Tuesday, July 17, 2018

AT PEACE WITH BEING AVERAGE

Recently I sat among thousands of on-lookers, sweating under a blistering Texas sun watching high school graduates thankfully receive their diplomas. I will tell you more about it in another post soon. However, my son was among the sea of pointy, tasseled hats, and I, of course, beamed with pride. He’s done good work- flipping through pages of textbooks, sitting for difficult exams, and prioritizing his academics- and he deserved to enjoy that moment. I know I certainly felt a visceral happiness when I walked across the stage, toting my hard-earned diploma, soaking in all the praise and recognition that came with that piece of paper.

Around campuses everywhere every spring, people are obtaining diplomas and degrees, mapping out professional lives, starting jobs, and entering the supposed real world. Enamored with inspirational language and both intrinsic and external pressures, most of these individuals have their eyes on achieving impressive professional endeavors, and many of them will likely work very hard to reach those goals.

These individuals deserve our recognition. Their persistence and grit is admirable and ambitious. However, they are not the only ones who deserve praise, recognition, and attention.
In this, I advocate for the individuals who may not be walking across their university stages, who may not be climbing the proverbial corporate ladders, who may not aspire to be the manager, leader, or boss of their workplaces. I advocate for the good people who often fall in the cracks- for the people who want to do “good enough” and exert their mental energy on other hobbies, relationships, or caveats. I advocate for the people who may not have the luxury, privilege, or capacity to pursue certain achievements- but who are worthy and amazing people nonetheless. I advocate for this demographic of people, because I am this demographic of people.

I advocate for the person who needs someone to tell them you don’t have to want to be the best, and that doesn’t mean there is anything wrong with you. It’s the scariest thing to openly admit to your boss that your job is not your #1 priority, for fear of being overlooked for growth or opportunities. I know, because I’ve done this. But what kind of person would I be if my family didn’t trump all else in my life?! I’ve personally chosen to diversify my success and achievements in all the important areas of my life.

While there is nothing inherently wrong with the desire to be successful, there is also nothing inherently wrong with not having the desire to be successful in the corporate world. The societal bias preferring the achievers and the accomplished implies that something is “wrong” with people who do not necessarily fit in these norms. They are “not reaching their full potentials.” They are “in denial, lazy, or otherwise broken.”

At best, this is ignorant thinking, and at worst, it represents a black-and-white expectation of perfectionism and the vicious race towards achieving it. Some people enjoy that kind of race, that kind of challenge.

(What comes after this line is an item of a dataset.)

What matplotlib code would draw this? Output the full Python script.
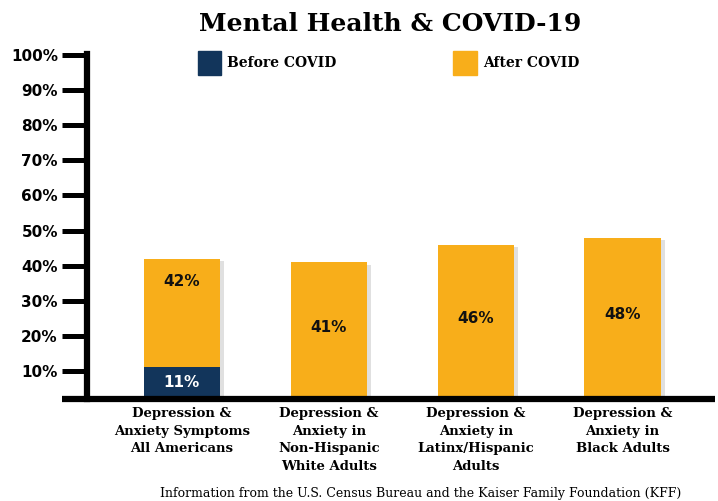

Others prefer a different pace- a different challenge. But friend, listen up, we have room for all of the above, and we have room to acknowledge and even celebrate everyone’s individual paths towards well-being.

Rather than focusing on external value- through the job titles and resumes and annual salaries- I advocate celebrating different kinds of successes. The father or mother who chooses to stay at home to raise a child. The full-time employee who feels content with where he or she is, even if (gasp), it means they aren’t necessarily striving towards a leadership or management role. The non-committal individual who works at a job simply to make a paycheck and a living.

It’s okay to have big dreams, and it’s okay to have small dreams, and it’s okay to have changing dreams. You aren’t any less important if you don’t feel the burning need to have a flashy, demanding career or mouthwatering paycheck. Climb ladders if you want to- don’t climb them if you don’t want to. Simple as that. You aren’t less intelligent, less ambitious, or even less attractive. Your priorities are just different, and THAT IS OKAY. 

It is okay to just want to do “good enough.” It is okay to even feel at peace with being average or right-in-the-middle. It is okay if your dreams don’t revolve around work, school, or external success.
Give your dreams some credit! They don’t have to fit any cookie-cutter mold. They don’t have to conform to anybody else’s expectations! And like I tell my kids, you are only a failure if you decide you are a failure. When you let society define you, you let society shackle you.

Success feels great-I think we can all agree on that-but YOU decide what that success feels like. And it’s okay if not everyone agrees with that definition.